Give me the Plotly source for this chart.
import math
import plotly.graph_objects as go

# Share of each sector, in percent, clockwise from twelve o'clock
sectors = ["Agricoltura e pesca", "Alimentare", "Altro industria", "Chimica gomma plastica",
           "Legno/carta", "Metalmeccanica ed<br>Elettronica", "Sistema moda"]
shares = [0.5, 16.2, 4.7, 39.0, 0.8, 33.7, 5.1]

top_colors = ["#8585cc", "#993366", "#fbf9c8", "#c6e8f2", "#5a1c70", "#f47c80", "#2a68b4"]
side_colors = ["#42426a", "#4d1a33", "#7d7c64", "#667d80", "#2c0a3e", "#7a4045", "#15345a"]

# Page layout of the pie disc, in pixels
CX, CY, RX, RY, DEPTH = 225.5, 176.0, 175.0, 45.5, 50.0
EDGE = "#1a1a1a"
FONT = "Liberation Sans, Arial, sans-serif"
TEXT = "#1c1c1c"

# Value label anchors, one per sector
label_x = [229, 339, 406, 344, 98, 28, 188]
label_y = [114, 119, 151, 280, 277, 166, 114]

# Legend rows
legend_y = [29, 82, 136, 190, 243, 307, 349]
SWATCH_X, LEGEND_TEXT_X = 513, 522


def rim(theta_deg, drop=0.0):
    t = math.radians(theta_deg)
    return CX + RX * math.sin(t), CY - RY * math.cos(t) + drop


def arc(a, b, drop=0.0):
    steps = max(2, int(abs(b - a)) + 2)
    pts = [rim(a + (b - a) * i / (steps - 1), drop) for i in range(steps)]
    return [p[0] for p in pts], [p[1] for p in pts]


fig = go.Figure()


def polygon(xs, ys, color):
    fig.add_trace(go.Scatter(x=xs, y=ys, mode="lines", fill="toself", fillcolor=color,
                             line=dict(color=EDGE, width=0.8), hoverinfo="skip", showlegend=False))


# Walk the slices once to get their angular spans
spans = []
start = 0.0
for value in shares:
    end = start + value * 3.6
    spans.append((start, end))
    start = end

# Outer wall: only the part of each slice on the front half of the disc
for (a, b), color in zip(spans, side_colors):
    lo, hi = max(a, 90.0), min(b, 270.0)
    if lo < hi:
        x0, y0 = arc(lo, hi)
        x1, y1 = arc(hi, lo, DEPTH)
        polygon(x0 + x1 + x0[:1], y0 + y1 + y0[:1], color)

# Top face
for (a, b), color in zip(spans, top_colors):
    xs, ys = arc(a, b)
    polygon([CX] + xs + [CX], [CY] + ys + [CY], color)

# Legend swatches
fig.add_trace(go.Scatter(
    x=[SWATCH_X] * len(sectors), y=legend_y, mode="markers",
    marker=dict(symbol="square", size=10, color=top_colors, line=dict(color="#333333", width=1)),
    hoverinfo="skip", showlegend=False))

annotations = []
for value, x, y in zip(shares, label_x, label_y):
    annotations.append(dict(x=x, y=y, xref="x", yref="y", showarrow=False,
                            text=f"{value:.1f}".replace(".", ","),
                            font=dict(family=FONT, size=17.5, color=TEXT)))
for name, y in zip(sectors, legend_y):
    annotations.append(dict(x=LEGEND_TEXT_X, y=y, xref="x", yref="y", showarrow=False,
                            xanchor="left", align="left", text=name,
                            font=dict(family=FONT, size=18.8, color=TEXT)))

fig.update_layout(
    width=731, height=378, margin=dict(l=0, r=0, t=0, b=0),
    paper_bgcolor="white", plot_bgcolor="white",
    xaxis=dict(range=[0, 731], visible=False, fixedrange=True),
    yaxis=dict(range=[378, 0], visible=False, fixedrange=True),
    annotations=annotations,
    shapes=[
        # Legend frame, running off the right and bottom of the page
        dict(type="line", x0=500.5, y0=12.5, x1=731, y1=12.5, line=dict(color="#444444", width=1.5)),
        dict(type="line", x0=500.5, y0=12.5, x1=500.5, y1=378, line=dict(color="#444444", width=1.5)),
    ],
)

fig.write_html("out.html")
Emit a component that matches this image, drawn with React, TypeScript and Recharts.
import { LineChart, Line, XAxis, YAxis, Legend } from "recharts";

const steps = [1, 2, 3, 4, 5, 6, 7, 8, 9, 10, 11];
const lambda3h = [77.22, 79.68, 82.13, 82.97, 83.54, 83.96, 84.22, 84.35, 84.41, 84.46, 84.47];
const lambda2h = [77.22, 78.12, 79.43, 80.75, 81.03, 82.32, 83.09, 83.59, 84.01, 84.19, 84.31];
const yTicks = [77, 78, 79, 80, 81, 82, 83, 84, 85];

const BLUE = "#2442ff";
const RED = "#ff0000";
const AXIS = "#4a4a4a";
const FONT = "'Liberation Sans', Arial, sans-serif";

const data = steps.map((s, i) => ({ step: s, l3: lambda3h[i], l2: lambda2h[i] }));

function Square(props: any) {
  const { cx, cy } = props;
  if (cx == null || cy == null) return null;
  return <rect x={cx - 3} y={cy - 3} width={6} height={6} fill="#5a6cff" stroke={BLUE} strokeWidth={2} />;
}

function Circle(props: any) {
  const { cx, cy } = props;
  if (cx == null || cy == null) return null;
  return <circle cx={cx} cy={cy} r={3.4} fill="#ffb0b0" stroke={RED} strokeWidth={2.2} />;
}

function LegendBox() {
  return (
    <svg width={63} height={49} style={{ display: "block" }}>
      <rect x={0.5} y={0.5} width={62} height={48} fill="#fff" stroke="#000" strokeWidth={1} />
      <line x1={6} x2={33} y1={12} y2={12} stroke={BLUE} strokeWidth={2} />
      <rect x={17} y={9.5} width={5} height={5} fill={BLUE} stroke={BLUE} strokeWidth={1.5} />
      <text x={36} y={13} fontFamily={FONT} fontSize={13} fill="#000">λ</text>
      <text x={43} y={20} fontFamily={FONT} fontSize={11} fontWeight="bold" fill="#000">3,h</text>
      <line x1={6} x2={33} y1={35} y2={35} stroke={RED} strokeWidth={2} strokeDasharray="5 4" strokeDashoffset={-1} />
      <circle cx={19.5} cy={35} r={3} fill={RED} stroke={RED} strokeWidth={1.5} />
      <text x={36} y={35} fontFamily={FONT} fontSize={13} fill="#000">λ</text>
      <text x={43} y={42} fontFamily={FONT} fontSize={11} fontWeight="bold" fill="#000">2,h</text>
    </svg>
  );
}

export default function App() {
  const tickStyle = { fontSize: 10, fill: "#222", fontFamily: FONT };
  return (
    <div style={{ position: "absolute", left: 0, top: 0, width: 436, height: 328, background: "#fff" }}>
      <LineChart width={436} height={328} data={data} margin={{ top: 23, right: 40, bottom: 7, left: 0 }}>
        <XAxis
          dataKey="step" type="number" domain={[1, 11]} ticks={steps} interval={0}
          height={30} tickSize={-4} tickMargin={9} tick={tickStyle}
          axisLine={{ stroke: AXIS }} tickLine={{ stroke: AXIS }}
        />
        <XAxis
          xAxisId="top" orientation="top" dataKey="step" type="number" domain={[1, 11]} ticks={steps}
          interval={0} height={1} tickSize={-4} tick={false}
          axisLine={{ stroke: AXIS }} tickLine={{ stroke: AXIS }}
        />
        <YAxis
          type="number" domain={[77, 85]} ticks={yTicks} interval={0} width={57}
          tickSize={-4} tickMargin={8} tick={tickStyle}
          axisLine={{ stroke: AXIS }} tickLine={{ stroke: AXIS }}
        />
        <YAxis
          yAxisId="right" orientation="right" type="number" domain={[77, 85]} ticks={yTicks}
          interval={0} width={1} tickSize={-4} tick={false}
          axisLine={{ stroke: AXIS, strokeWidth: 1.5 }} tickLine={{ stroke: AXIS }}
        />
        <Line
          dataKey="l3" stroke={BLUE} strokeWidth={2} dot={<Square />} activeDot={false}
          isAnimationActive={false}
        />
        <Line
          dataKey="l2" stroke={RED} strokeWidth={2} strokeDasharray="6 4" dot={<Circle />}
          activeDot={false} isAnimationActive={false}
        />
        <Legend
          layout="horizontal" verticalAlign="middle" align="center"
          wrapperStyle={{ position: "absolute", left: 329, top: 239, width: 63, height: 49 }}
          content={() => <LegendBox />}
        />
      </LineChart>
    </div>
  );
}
━━━━━━━━
The task: Restate word for word only the lines running from the beginning of the data to the line holding "SWATCH_X, LEGEND_TEXT_X = 513, 522", both included.

Result of the task:
Give me the Plotly source for this chart.
import math
import plotly.graph_objects as go

# Share of each sector, in percent, clockwise from twelve o'clock
sectors = ["Agricoltura e pesca", "Alimentare", "Altro industria", "Chimica gomma plastica",
           "Legno/carta", "Metalmeccanica ed<br>Elettronica", "Sistema moda"]
shares = [0.5, 16.2, 4.7, 39.0, 0.8, 33.7, 5.1]

top_colors = ["#8585cc", "#993366", "#fbf9c8", "#c6e8f2", "#5a1c70", "#f47c80", "#2a68b4"]
side_colors = ["#42426a", "#4d1a33", "#7d7c64", "#667d80", "#2c0a3e", "#7a4045", "#15345a"]

# Page layout of the pie disc, in pixels
CX, CY, RX, RY, DEPTH = 225.5, 176.0, 175.0, 45.5, 50.0
EDGE = "#1a1a1a"
FONT = "Liberation Sans, Arial, sans-serif"
TEXT = "#1c1c1c"

# Value label anchors, one per sector
label_x = [229, 339, 406, 344, 98, 28, 188]
label_y = [114, 119, 151, 280, 277, 166, 114]

# Legend rows
legend_y = [29, 82, 136, 190, 243, 307, 349]
SWATCH_X, LEGEND_TEXT_X = 513, 522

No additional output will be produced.